# Problem to solve
Images are not part of the copy; write out the rest of the data exactly as given.
— START Dataset excerpt —
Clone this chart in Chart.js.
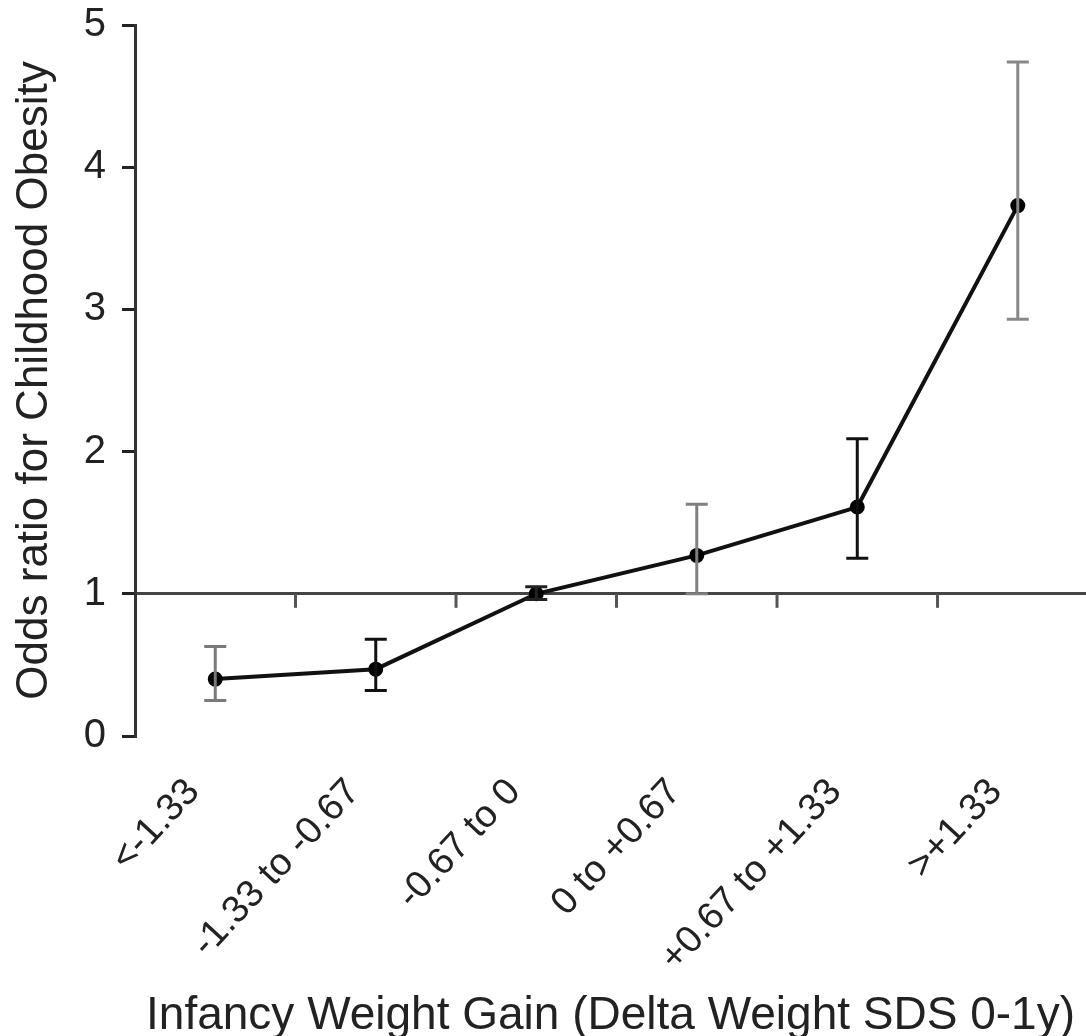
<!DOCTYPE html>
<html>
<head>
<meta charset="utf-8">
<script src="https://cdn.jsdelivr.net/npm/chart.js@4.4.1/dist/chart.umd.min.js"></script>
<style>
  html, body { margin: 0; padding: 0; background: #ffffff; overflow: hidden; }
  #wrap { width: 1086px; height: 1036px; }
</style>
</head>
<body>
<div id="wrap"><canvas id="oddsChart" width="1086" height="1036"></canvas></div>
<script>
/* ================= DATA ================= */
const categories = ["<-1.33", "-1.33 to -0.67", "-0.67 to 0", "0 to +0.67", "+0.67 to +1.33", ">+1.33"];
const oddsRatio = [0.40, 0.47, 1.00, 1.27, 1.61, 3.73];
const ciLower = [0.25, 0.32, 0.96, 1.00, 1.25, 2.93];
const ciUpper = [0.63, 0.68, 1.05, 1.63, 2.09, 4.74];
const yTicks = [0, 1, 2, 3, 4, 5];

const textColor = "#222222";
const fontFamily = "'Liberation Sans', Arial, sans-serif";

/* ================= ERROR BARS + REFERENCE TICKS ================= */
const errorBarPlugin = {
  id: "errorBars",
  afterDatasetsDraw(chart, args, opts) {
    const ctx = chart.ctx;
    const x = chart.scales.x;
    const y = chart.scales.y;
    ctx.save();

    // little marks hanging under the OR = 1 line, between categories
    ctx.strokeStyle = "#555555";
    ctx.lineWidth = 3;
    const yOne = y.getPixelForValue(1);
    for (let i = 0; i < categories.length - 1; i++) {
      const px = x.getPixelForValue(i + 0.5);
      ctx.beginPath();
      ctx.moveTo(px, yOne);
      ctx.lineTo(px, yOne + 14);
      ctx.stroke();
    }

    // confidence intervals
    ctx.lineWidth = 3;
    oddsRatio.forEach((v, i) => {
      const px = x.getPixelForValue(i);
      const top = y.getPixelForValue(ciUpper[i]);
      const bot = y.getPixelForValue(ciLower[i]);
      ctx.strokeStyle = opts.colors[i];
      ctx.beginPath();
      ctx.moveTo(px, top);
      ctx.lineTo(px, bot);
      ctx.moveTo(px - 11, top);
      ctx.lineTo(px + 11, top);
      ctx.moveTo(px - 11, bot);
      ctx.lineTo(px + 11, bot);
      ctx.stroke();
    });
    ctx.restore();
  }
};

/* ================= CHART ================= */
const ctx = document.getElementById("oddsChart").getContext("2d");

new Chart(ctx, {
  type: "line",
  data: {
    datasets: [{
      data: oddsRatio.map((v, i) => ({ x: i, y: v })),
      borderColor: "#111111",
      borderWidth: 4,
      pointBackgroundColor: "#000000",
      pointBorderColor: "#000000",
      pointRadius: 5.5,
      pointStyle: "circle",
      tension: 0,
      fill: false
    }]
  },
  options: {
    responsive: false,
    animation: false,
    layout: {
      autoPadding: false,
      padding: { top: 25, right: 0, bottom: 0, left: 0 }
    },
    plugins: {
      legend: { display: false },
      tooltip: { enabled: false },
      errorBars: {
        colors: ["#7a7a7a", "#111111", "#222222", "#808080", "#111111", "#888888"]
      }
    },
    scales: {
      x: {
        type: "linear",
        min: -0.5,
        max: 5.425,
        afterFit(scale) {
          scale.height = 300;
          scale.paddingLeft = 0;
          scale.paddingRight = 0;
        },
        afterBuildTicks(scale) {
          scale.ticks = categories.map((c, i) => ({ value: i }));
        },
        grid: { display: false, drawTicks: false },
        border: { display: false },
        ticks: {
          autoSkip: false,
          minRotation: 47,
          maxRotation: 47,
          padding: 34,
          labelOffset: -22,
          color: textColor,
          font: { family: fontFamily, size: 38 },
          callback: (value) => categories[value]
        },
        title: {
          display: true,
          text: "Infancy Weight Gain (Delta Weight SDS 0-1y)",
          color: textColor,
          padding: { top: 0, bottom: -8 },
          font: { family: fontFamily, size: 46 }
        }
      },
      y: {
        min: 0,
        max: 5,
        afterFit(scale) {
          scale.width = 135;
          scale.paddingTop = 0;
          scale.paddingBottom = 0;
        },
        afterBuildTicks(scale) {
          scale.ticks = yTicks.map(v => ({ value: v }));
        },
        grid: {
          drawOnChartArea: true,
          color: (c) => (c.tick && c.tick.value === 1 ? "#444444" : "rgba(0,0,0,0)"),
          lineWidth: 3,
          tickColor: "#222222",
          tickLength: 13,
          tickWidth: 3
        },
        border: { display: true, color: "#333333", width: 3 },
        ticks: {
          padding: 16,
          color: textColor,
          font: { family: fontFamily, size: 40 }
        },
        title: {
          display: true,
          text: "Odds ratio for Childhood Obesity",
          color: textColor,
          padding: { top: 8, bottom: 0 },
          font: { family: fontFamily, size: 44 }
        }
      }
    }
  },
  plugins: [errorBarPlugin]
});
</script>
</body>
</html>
— END Dataset excerpt —
# Result below
Clone this chart in Chart.js.
<!DOCTYPE html>
<html>
<head>
<meta charset="utf-8">
<script src="https://cdn.jsdelivr.net/npm/chart.js@4.4.1/dist/chart.umd.min.js"></script>
<style>
  html, body { margin: 0; padding: 0; background: #ffffff; overflow: hidden; }
  #wrap { width: 1086px; height: 1036px; }
</style>
</head>
<body>
<div id="wrap"><canvas id="oddsChart" width="1086" height="1036"></canvas></div>
<script>
/* ================= DATA ================= */
const categories = ["<-1.33", "-1.33 to -0.67", "-0.67 to 0", "0 to +0.67", "+0.67 to +1.33", ">+1.33"];
const oddsRatio = [0.40, 0.47, 1.00, 1.27, 1.61, 3.73];
const ciLower = [0.25, 0.32, 0.96, 1.00, 1.25, 2.93];
const ciUpper = [0.63, 0.68, 1.05, 1.63, 2.09, 4.74];
const yTicks = [0, 1, 2, 3, 4, 5];

const textColor = "#222222";
const fontFamily = "'Liberation Sans', Arial, sans-serif";

/* ================= ERROR BARS + REFERENCE TICKS ================= */
const errorBarPlugin = {
  id: "errorBars",
  afterDatasetsDraw(chart, args, opts) {
    const ctx = chart.ctx;
    const x = chart.scales.x;
    const y = chart.scales.y;
    ctx.save();

    // little marks hanging under the OR = 1 line, between categories
    ctx.strokeStyle = "#555555";
    ctx.lineWidth = 3;
    const yOne = y.getPixelForValue(1);
    for (let i = 0; i < categories.length - 1; i++) {
      const px = x.getPixelForValue(i + 0.5);
      ctx.beginPath();
      ctx.moveTo(px, yOne);
      ctx.lineTo(px, yOne + 14);
      ctx.stroke();
    }

    // confidence intervals
    ctx.lineWidth = 3;
    oddsRatio.forEach((v, i) => {
      const px = x.getPixelForValue(i);
      const top = y.getPixelForValue(ciUpper[i]);
      const bot = y.getPixelForValue(ciLower[i]);
      ctx.strokeStyle = opts.colors[i];
      ctx.beginPath();
      ctx.moveTo(px, top);
      ctx.lineTo(px, bot);
      ctx.moveTo(px - 11, top);
      ctx.lineTo(px + 11, top);
      ctx.moveTo(px - 11, bot);
      ctx.lineTo(px + 11, bot);
      ctx.stroke();
    });
    ctx.restore();
  }
};

/* ================= CHART ================= */
const ctx = document.getElementById("oddsChart").getContext("2d");

new Chart(ctx, {
  type: "line",
  data: {
    datasets: [{
      data: oddsRatio.map((v, i) => ({ x: i, y: v })),
      borderColor: "#111111",
      borderWidth: 4,
      pointBackgroundColor: "#000000",
      pointBorderColor: "#000000",
      pointRadius: 5.5,
      pointStyle: "circle",
      tension: 0,
      fill: false
    }]
  },
  options: {
    responsive: false,
    animation: false,
    layout: {
      autoPadding: false,
      padding: { top: 25, right: 0, bottom: 0, left: 0 }
    },
    plugins: {
      legend: { display: false },
      tooltip: { enabled: false },
      errorBars: {
        colors: ["#7a7a7a", "#111111", "#222222", "#808080", "#111111", "#888888"]
      }
    },
    scales: {
      x: {
        type: "linear",
        min: -0.5,
        max: 5.425,
        afterFit(scale) {
          scale.height = 300;
          scale.paddingLeft = 0;
          scale.paddingRight = 0;
        },
        afterBuildTicks(scale) {
          scale.ticks = categories.map((c, i) => ({ value: i }));
        },
        grid: { display: false, drawTicks: false },
        border: { display: false },
        ticks: {
          autoSkip: false,
          minRotation: 47,
          maxRotation: 47,
          padding: 34,
          labelOffset: -22,
          color: textColor,
          font: { family: fontFamily, size: 38 },
          callback: (value) => categories[value]
        },
        title: {
          display: true,
          text: "Infancy Weight Gain (Delta Weight SDS 0-1y)",
          color: textColor,
          padding: { top: 0, bottom: -8 },
          font: { family: fontFamily, size: 46 }
        }
      },
      y: {
        min: 0,
        max: 5,
        afterFit(scale) {
          scale.width = 135;
          scale.paddingTop = 0;
          scale.paddingBottom = 0;
        },
        afterBuildTicks(scale) {
          scale.ticks = yTicks.map(v => ({ value: v }));
        },
        grid: {
          drawOnChartArea: true,
          color: (c) => (c.tick && c.tick.value === 1 ? "#444444" : "rgba(0,0,0,0)"),
          lineWidth: 3,
          tickColor: "#222222",
          tickLength: 13,
          tickWidth: 3
        },
        border: { display: true, color: "#333333", width: 3 },
        ticks: {
          padding: 16,
          color: textColor,
          font: { family: fontFamily, size: 40 }
        },
        title: {
          display: true,
          text: "Odds ratio for Childhood Obesity",
          color: textColor,
          padding: { top: 8, bottom: 0 },
          font: { family: fontFamily, size: 44 }
        }
      }
    }
  },
  plugins: [errorBarPlugin]
});
</script>
</body>
</html>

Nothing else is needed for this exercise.